Environment Minister and Acting Main Roads Minister, Steven Miles, said: “This project is ambitious, but we want as many people as possible on board the electric vehicle revolution, as part of our transition to a low emissions future. Today I’m announcing the first 18 towns and cities that make up phase one of the Electric Super Highway and will, once operational in the next six months, make it possible to drive an electric vehicle from the state’s southern border to the Far North. They will be available for use at no cost for the initial phase of the super highway so we can encourage as many people as possible to start using them.”
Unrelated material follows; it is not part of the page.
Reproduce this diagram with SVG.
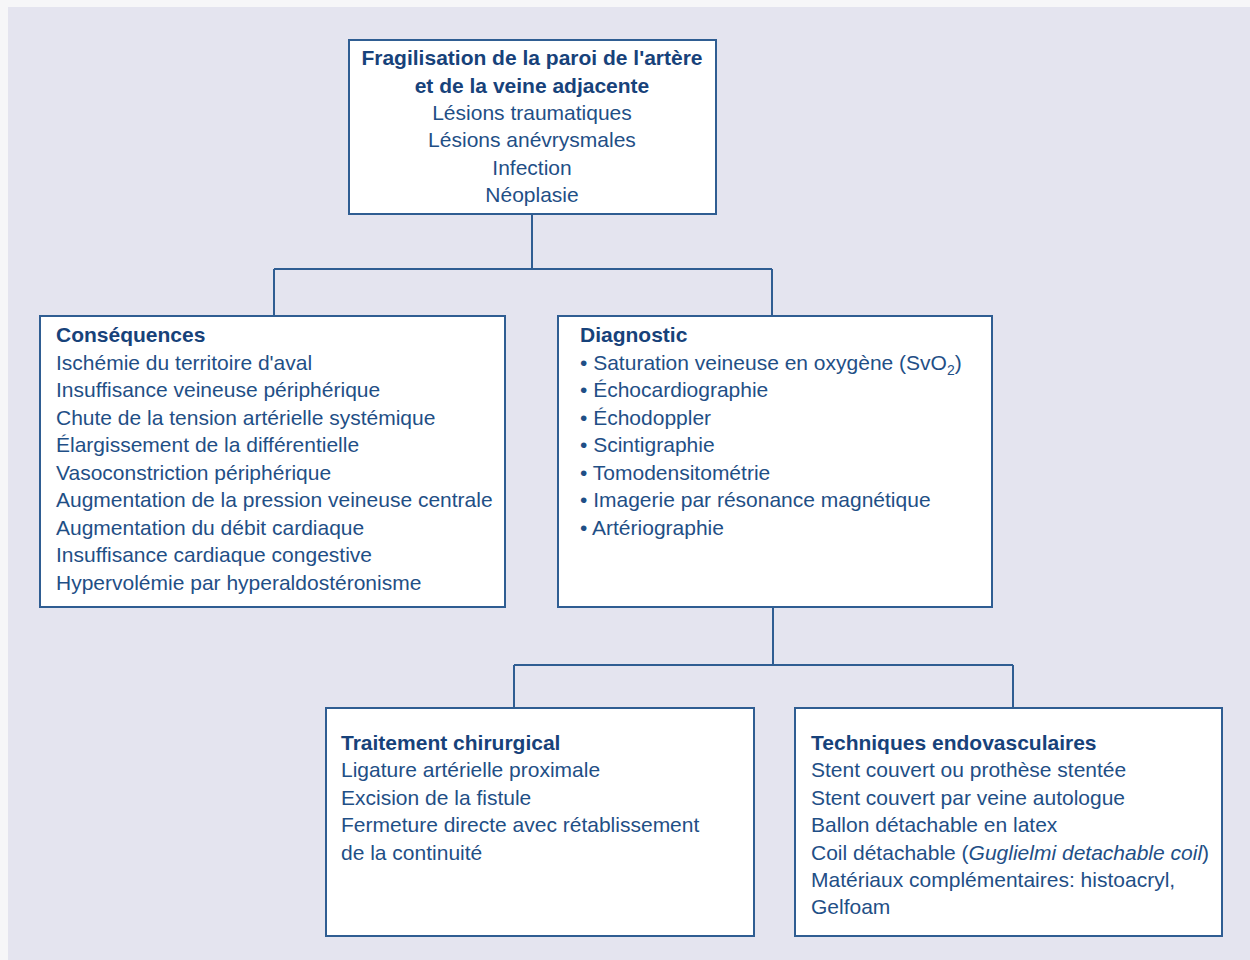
<svg xmlns="http://www.w3.org/2000/svg" width="1250" height="960" viewBox="0 0 1250 960">
<style>
.box{fill:#ffffff;stroke:#2f5d92;stroke-width:2}
.con{fill:none;stroke:#2f5d92;stroke-width:2}
text{font-family:"Liberation Sans",Arial,sans-serif;font-size:21px;fill:#1f4f86}
.t{font-weight:bold;fill:#17427a}
.c{text-anchor:middle}
</style>
<rect x="0" y="0" width="1250" height="960" fill="#f6f6f8"/>
<rect x="8" y="7" width="1242" height="953" fill="#e4e4ef"/>
<g id="connectors">
<path class="con" d="M532,214 V269 M274,269 H772 M274,269 V316 M772,269 V316"/>
<path class="con" d="M773,607 V665 M514,665 H1013 M514,665 V708 M1013,665 V708"/>
</g>
<g id="n-top">
<rect class="box" x="349" y="40" width="367" height="174"/>
<text class="t c" x="532" y="65">Fragilisation de la paroi de l'artère</text>
<text class="t c" x="532" y="92.5">et de la veine adjacente</text>
<text class="c" x="532" y="120">Lésions traumatiques</text>
<text class="c" x="532" y="147">Lésions anévrysmales</text>
<text class="c" x="532" y="175">Infection</text>
<text class="c" x="532" y="202">Néoplasie</text>
</g>
<g id="n-consequences">
<rect class="box" x="40" y="316" width="465" height="291"/>
<text class="t" x="56" y="342">Conséquences</text>
<text x="56" y="370">Ischémie du territoire d'aval</text>
<text x="56" y="397">Insuffisance veineuse périphérique</text>
<text x="56" y="425">Chute de la tension artérielle systémique</text>
<text x="56" y="452">Élargissement de la différentielle</text>
<text x="56" y="480">Vasoconstriction périphérique</text>
<text x="56" y="507">Augmentation de la pression veineuse centrale</text>
<text x="56" y="535">Augmentation du débit cardiaque</text>
<text x="56" y="562">Insuffisance cardiaque congestive</text>
<text x="56" y="590">Hypervolémie par hyperaldostéronisme</text>
</g>
<g id="n-diagnostic">
<rect class="box" x="558" y="316" width="434" height="291"/>
<text class="t" x="580" y="342">Diagnostic</text>
<text x="580" y="370">• Saturation veineuse en oxygène (SvO<tspan font-size="14" dy="5">2</tspan><tspan dy="-5">)</tspan></text>
<text x="580" y="397">• Échocardiographie</text>
<text x="580" y="425">• Échodoppler</text>
<text x="580" y="452">• Scintigraphie</text>
<text x="580" y="480">• Tomodensitométrie</text>
<text x="580" y="507">• Imagerie par résonance magnétique</text>
<text x="580" y="535">• Artériographie</text>
</g>
<g id="n-chirurgical">
<rect class="box" x="326" y="708" width="428" height="228"/>
<text class="t" x="341" y="750">Traitement chirurgical</text>
<text x="341" y="777">Ligature artérielle proximale</text>
<text x="341" y="805">Excision de la fistule</text>
<text x="341" y="832">Fermeture directe avec rétablissement</text>
<text x="341" y="860">de la continuité</text>
</g>
<g id="n-endovasculaire">
<rect class="box" x="795" y="708" width="427" height="228"/>
<text class="t" x="811" y="750">Techniques endovasculaires</text>
<text x="811" y="777">Stent couvert ou prothèse stentée</text>
<text x="811" y="805">Stent couvert par veine autologue</text>
<text x="811" y="832">Ballon détachable en latex</text>
<text x="811" y="860">Coil détachable (<tspan font-style="italic">Guglielmi detachable coil</tspan>)</text>
<text x="811" y="887">Matériaux complémentaires: histoacryl,</text>
<text x="811" y="914">Gelfoam</text>
</g>
</svg>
Although EV sales in Australia have been low, enthusiasm for the technology high, according to Miles. “The most recent Queensland Household Energy Survey showed that 50% of Queenslanders will consider an electric vehicle, plug-in hybrid or regenerative braking hybrid, when purchasing a new car in the next two years, and that majority said improvements to public fast-charging infrastructure would further tempt them into purchasing an EV”.
The government did not confirm exactly what type of charging stations will be deployed, although there will be both level 2 and level 3 chargers at each site, which should enable most EVs to have access. They also plan to link the charging stations to their green energy credit system in order to power them with clean energy or at least offset their energy footprint.
While it is undoubtedly cheaper to recharge an electric car than to refuel a petrol-powered car – even with Australia’s high electricity prices – the limited number of public charging stations has so far hindered the transition for many. Free chargers should help drive interest and encourage more drivers to convert, but more effort will be needed across the country if EV use is to truly become a trend.